How I like to think of it, which is a bit of a fudge, is that neural nets learn to convert each of their input images into a connect-the-dot puzzle (the "dots" are the data points in a very high-dimensional space that encompasses the pixels of all their training images; like I say, it's a bit of a fudge). Every new training image gets its own connect-the-dot puzzle superimposed on those of all previous images. Once training is done, you can ask the trained model to generate new images and it basically puts its pen down on a dot, and starts drawing a line. What dot comes next depends on timey-wimey model-probabilities. Obviously, in that way, it can't draw a line to a dot outside the big network of superimposed connect-and-dot puzzles it has put together. Such outside-context dots don't exist for the model, in any real sense. So it can only create images that exist within that puzzle.
In truth, the puzzle, i.e. the trained model, is a dense region of cartesian space (a manifold). What comes out of the model must already exist in that manifold, so it must be a variation, or combination, of the training images used to construct the manifold.
Which means, it can't innovate. So for instance, you can't expect to train it on images of manga characters and find that it now draws you in the style of Michelangelo. That's what I mean. Of course you'll see images that are not exactly the images you put in, but you won't see images that are very different from the ones you put in. It is, in a very concrete sense, a very limited ability to generate new images.
GANs are a form of unsupervised learning. They don't have "ground truth" either, just lots of existing images which they learn to imitate and to distinguish from other kinds of images not present in the training set. Similarly, humans learn to distinguish natural images from unnatural ones starting from birth, and use that learned feedback to filter the images produced by our imaginations: a natural example of a GAN. Our input is less… focused, and includes non-visual elements, and there are of course other aspects to general intelligence besides visual processing and imagination, but in this area at least we operate on the same basic principles.
> So for instance, you can't expect to train it on images of manga characters and find that it now draws you in the style of Michelangelo. That's what I mean.
Are we talking about GANs here, or humans? A human trained exclusively on manga wouldn't suddenly develop the ability to imitate Michelangelo either. On the other hand, a GAN trained on manga may sometimes produce images which are not recognizably part of the manga style—which could be seen as an entirely new style. (It would help the process along if you included non-manga images in the training set, as a human would have access to those as well. Then different styles of the same scene just become one more dimension in your "manifold" of all possible images.)
Inventing and learning to draw in a new style isn't something that comes spontaneously to humans. It takes a lot of practice both learning what makes the style distinctive and learning to create art in the new style. A GAN has most of the basic elements required to do the same, but we generally don't use it that way. An interesting experiment might be to permute the discriminator to favor specific elements which were not common in the training set and then train the generator to satisfy the altered discriminator.

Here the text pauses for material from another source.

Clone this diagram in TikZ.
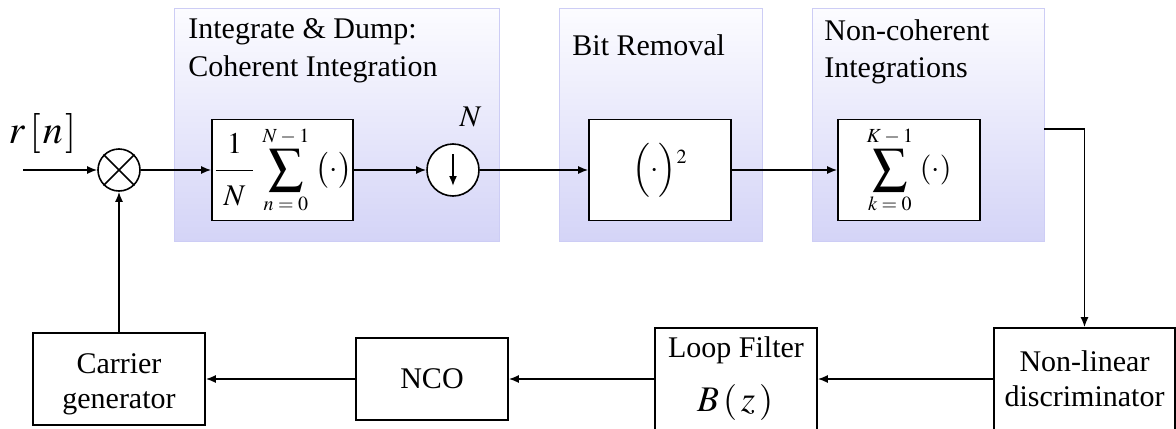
\documentclass[tikz,border=0pt]{standalone}
\usepackage{mathptmx}
\usepackage{graphicx}
\usepackage{fontspec}
\setmainfont{Liberation Serif}
\usetikzlibrary{arrows.meta}
\DeclareMathSizes{15}{15}{10}{7}
\definecolor{ztop}{RGB}{252,252,255}
\definecolor{zbot}{RGB}{212,212,247}
\definecolor{zline}{RGB}{205,205,245}
% enlarged summation sign with limits above and below
\newcommand{\Sumbig}{\mathop{\vcenter{\hbox{\scalebox{1.15}{$\displaystyle\sum$}}}}\limits}
% operators inside limits, spaced out
\newcommand{\lminus}{\mkern3mu-\mkern3mu}
\newcommand{\leqsign}{\mkern4mu=\mkern4mu}
\begin{document}
\begin{tikzpicture}[x=0.5pt,y=-0.5pt,
  zone/.style={draw=zline, line width=0.5pt, top color=ztop, bottom color=zbot, inner sep=0pt},
  blk/.style={draw, fill=white, line width=0.8pt, inner sep=0pt, font=\fontsize{15}{18}\selectfont},
  txt/.style={inner sep=0pt, font=\fontsize{15}{18}\selectfont},
  wire/.style={line width=0.8pt},
  arr/.style={wire, -{Latex[length=5pt,width=4pt]}},
]
\useasboundingbox (0,0) rectangle (1176,428);
\clip (0,0) rectangle (1176,428);

% processing stages (shaded panels)
\node[zone, minimum width=162.5pt, minimum height=116.5pt] (coh) at (336.5,124.5) {};
\node[zone, minimum width=101.5pt, minimum height=116.5pt] (bit) at (660.5,124.5) {};
\node[zone, minimum width=116pt, minimum height=116.5pt] (ncoh) at (928,124.5) {};

% panel titles
\node[txt, anchor=north west, align=left, font=\fontsize{15}{19}\selectfont] (cohT) at (188,18.5) {Integrate \& Dump:\\Coherent Integration};
\node[txt, anchor=base west] (bitT) at (572,55) {Bit Removal};
\node[txt, anchor=north west, align=left, font=\fontsize{15}{18.5}\selectfont] (ncohT) at (824,19.5) {Non-coherent\\Integrations};

% forward path
\node[txt, font=\fontsize{20}{24}\selectfont] (rn) at (42.5,133) {$r\mkern2mu[\mkern1mu n\mkern1mu]$};
\coordinate (in) at (23,170);
\node[blk, circle, minimum size=21pt] (mix) at (119,170) {};
\draw[wire] (mix.north west) -- (mix.south east) (mix.north east) -- (mix.south west);
\node[blk, minimum width=70.5pt, minimum height=50.5pt] (sumN) at (282.5,170)
  {$\displaystyle\frac{1\rule[-6.5pt]{0pt}{0pt}}{\hspace{4pt}\rule{0pt}{15.5pt}N\hspace{4pt}}\,
    \Sumbig_{\rule{0pt}{7pt}n\leqsign 0}^{N\lminus 1\rule[-1.5pt]{0pt}{0pt}}\;\bigl(\cdot\bigr)$};
\node[blk, circle, minimum size=26pt] (down) at (453,170) {};
\draw[arr] ([yshift=8pt]down.center) -- ([yshift=-8pt]down.center);
\node[txt] (dec) at (470.5,117) {$N$};
\node[blk, minimum width=71pt, minimum height=50.5pt] (sq) at (660,170)
  {$\Bigl(\cdot\Bigr)^{\raisebox{-6.5pt}{$\scriptstyle 2$}}$};
\node[blk, minimum width=71pt, minimum height=50.5pt] (sumK) at (909,170)
  {$\displaystyle\Sumbig_{\rule{0pt}{7pt}k\leqsign 0}^{K\lminus 1\rule[-1.5pt]{0pt}{0pt}}\;(\cdot)$};
\coordinate (ncout) at (1044,129);

% feedback path
\node[blk, minimum width=86pt, minimum height=46pt] (carrier) at (119,379) {};
\node[txt, align=center, font=\fontsize{15}{17.5}\selectfont] (carrierT) at (119,384) {Carrier\\generator};
\node[blk, minimum width=76pt, minimum height=41pt] (nco) at (432,379) {NCO};
\node[blk, minimum width=81pt, minimum height=51pt] (lf) at (736,379) {};
\node[txt, anchor=base] (lfT) at (736,357.5) {Loop Filter};
\node[txt, anchor=base, font=\fontsize{18}{20}\selectfont] (lfB) at (735,411.5) {$B\,(\,z\,)$};
\node[blk, minimum width=90.5pt, minimum height=51pt] (disc) at (1084.5,379) {};
\node[txt, align=center, font=\fontsize{15}{17.25}\selectfont] (discT) at (1084.5,378.5) {Non-linear\\discriminator};

% connectors
\draw[arr] (in) -- (mix.west);
\draw[arr] (mix.east) -- (sumN.west);
\draw[arr] (sumN.east) -- (down.west);
\draw[arr] (down.east) -- (sq.west);
\draw[arr] (sq.east) -- (sumK.west);
\draw[arr] (ncout) -| (disc.north);
\draw[arr] (disc.west) -- (lf.east);
\draw[arr] (lf.west) -- (nco.east);
\draw[arr] (nco.west) -- (carrier.east);
\draw[arr] (carrier.north) -- (mix.south);
\end{tikzpicture}
\end{document}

> Which means, it can't innovate.
What exactly do you mean by "innovate"? To me the word implies intent, which is clearly out of scope for a mere GAN. Intentional behavior would put it in the domain of an artificial general intelligence or AGI. However, generating images which aren't in the training set is just a matter of choosing a point on the "manifold" which doesn't correspond to any of the input images. Though expecting the GAN to spontaneously invent a distinctive and consistent new style which appeals to humans, without being one itself or otherwise being trained in what humans might find appealing, is a bit much IMHO.
The biggest difference remains the fact that this GAN only has manga for its input, which limits its ability to produce anything outside that context. Its whole life is manga and nothing else. Humans have the same issue with creating things completely unrelated to any prior experience, but they have a much larger and more varied pool of experiences to draw from. (And even then humans can easily get stuck in one particular style and find it difficult to change.)

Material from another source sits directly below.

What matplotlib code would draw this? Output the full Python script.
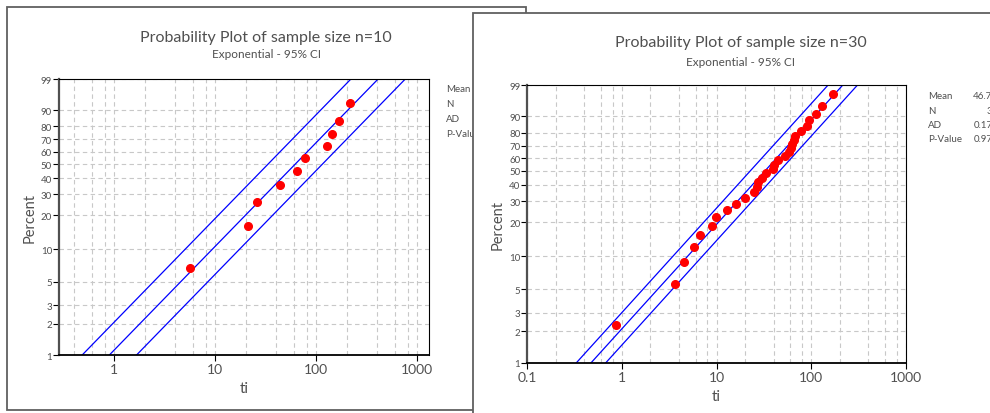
import numpy as np
import matplotlib.pyplot as plt
from matplotlib.patches import Rectangle
from matplotlib.ticker import LogLocator, NullFormatter

plt.rcParams['font.family'] = ['Lato', 'DejaVu Sans']

# sample n=10 (failure times) and median-rank percents
t10 = [5.66, 21.1, 25.9, 43.4, 64.0, 76.8, 126.8, 142, 168, 214]
pct10 = [6.7, 16.3, 26.0, 35.6, 45.2, 54.8, 64.4, 74.0, 83.7, 93.3]
mean10 = 88.8

# sample n=30
t30 = [0.865, 3.66, 4.48, 5.76, 6.72, 8.93, 9.76, 12.97, 16.0, 20.1,
       24.8, 26.5, 27.5, 30.1, 33.5, 39.7, 40.3, 44.8, 52.3, 58.1,
       61.0, 63.0, 65.6, 67.2, 77.1, 90.0, 94.4, 111, 130, 171]
pct30 = [2.30, 5.59, 8.88, 12.17, 15.46, 18.75, 22.04, 25.33, 28.62, 31.91,
         35.20, 38.49, 41.78, 45.07, 48.36, 51.64, 54.93, 58.22, 61.51, 64.80,
         68.09, 71.38, 74.67, 77.96, 81.25, 84.54, 87.83, 91.12, 94.41, 97.70]
mean30 = 46.72

stat_names = ['Mean', 'N', 'AD', 'P-Value']
stat_vals30 = ['46.72', '30', '0.177', '0.973']

yticks = [1, 2, 3, 5, 10, 20, 30, 40, 50, 60, 70, 80, 90, 99]

W, H = 990, 414
TXT = '#505050'


def box(x0, y0, x1, y1):
    return [x0 / W, 1 - y1 / H, (x1 - x0) / W, (y1 - y0) / H]


def fwd(p):
    p = np.clip(np.asarray(p, dtype=float), 1e-4, 99.9999)
    return np.log10(-np.log(1 - p / 100))


def inv(w):
    return 100 * (1 - np.exp(-10 ** np.asarray(w, dtype=float)))


def ftext(x, y, s, z, **kw):
    kw.setdefault('color', TXT)
    fig.text(x / W, 1 - y / H, s, zorder=z, **kw)


def prob_plot(ax, t, pct, mean, n, xlim, xticks):
    ax.set_xscale('log')
    ax.set_yscale('function', functions=(fwd, inv))
    ax.set_xlim(*xlim)
    ax.set_ylim(1, 99)
    # fitted line and 95% CI on the scale parameter
    p_line = np.array([0.5, 99.5])
    q = -np.log(1 - p_line / 100)
    ci = np.exp(1.96 / np.sqrt(n))
    for k in [1 / ci, 1, ci]:
        ax.plot(mean * k * q, p_line, color='#0000ff', lw=0.9)
    ax.plot(t, pct, 'o', color='#ff0000', ms=5.5, mec='#ff0000')
    ax.set_yticks(yticks)
    ax.set_yticklabels([str(v) for v in yticks], fontsize=7, color=TXT)
    ax.set_xticks(xticks)
    ax.set_xticklabels([('%g' % v) for v in xticks], fontsize=10, color=TXT)
    ax.xaxis.set_minor_locator(LogLocator(base=10, subs=(2, 4, 6, 8)))
    ax.xaxis.set_minor_formatter(NullFormatter())
    ax.tick_params(axis='x', which='minor', length=0)
    ax.tick_params(axis='x', which='major', length=4, pad=2)
    ax.tick_params(axis='y', which='major', length=4, pad=1)
    ax.grid(True, which='both', axis='x', color='#c8c8c8', ls=(0, (4, 3)), lw=0.8)
    ax.grid(True, which='major', axis='y', color='#c8c8c8', ls=(0, (4, 3)), lw=0.8)
    ax.spines['left'].set_color('#505050')
    ax.spines['left'].set_linewidth(1.6)
    ax.spines['bottom'].set_linewidth(1.3)
    ax.set_xlabel('ti', fontsize=11, color=TXT, labelpad=4)
    ax.set_ylabel('Percent', fontsize=10.5, color=TXT, labelpad=3)


fig = plt.figure(figsize=(W / 100, H / 100), dpi=100)

# left panel (n=10), partly covered by the right one
fig.add_artist(Rectangle((7 / W, 1 - 411 / H), (526 - 7) / W, (411 - 8) / H,
                         transform=fig.transFigure, fc='white', ec='#606060',
                         lw=1.3, zorder=1))
ax1 = fig.add_axes(box(59, 80, 429, 356), zorder=2)
prob_plot(ax1, t10, pct10, mean10, 10, (0.283, 1305), [1, 10, 100, 1000])
ftext(266, 38, 'Probability Plot of sample size n=10', 2, fontsize=11.5,
      ha='center', va='center')
ftext(266, 55, 'Exponential - 95% CI', 2, fontsize=8.5, ha='center', va='center')
for i, s in enumerate(stat_names):
    ftext(446, 90 + i * 14.7, s, 2, fontsize=7, va='center')

# right panel (n=30)
fig.add_artist(Rectangle((473 / W, -0.1), 1.1, 1.1 - 14 / H,
                         transform=fig.transFigure, fc='white', ec='#606060',
                         lw=1.3, zorder=3))
ax2 = fig.add_axes(box(527.3, 86, 906, 364), zorder=4)
prob_plot(ax2, t30, pct30, mean30, 30, (0.1, 1000), [0.1, 1, 10, 100, 1000])
ftext(741, 43, 'Probability Plot of sample size n=30', 4, fontsize=11.5,
      ha='center', va='center')
ftext(741, 62, 'Exponential - 95% CI', 4, fontsize=8.5, ha='center', va='center')
for i, (s, v) in enumerate(zip(stat_names, stat_vals30)):
    ftext(928, 96.5 + i * 14.5, s, 4, fontsize=7, va='center')
    ftext(998, 96.5 + i * 14.5, v, 4, fontsize=7, va='center', ha='right')

fig.savefig('out.png', dpi=100)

This is a general rule about neural networks, as we have them today: they learn to reproduce their training set. Nothing more, and nothing less.
Humans, now, don't need to see examples of a thing before we can make one. If that were the case, we would never have created all the technology we have, of which there was no previous example. For instance, at some point in our history someone figured out how to carve a hand axe for the first time, ever. That person didn't have any examples to go by. There were no such objects in nature, before that time. Certainly that person had some idea of concepts such as "sharp" or "pointy" or who knows what else, but they had no blueprint for a hand axe. This is what I mean by "innovation".
"Inventing and learning to draw in a new style" is absolutely something that comes spontaneously to humans! That's the entire history of human art: people inventing new ways to express themselves through various art forms. Art would be way too dull if nobody could come up with new things.
But I certainly agree that it's unfair to expect the same kind of innovation from GANs or from other neural nets. However, I think that's the case because neural nets are nothing like humans. But if I understand correctly, you're claiming that how the human mind works and how neural networks, work, is very similar, so I'm confused a bit because in that case you should expect them to have the same abilities as humans do. Sorry if I misunderstand you, but could you clarify? If human creativity is statistical modelling and GANs do statistical modelling (they kiiind of do) then we should expect GANs to be able to do everything that humans can do, no?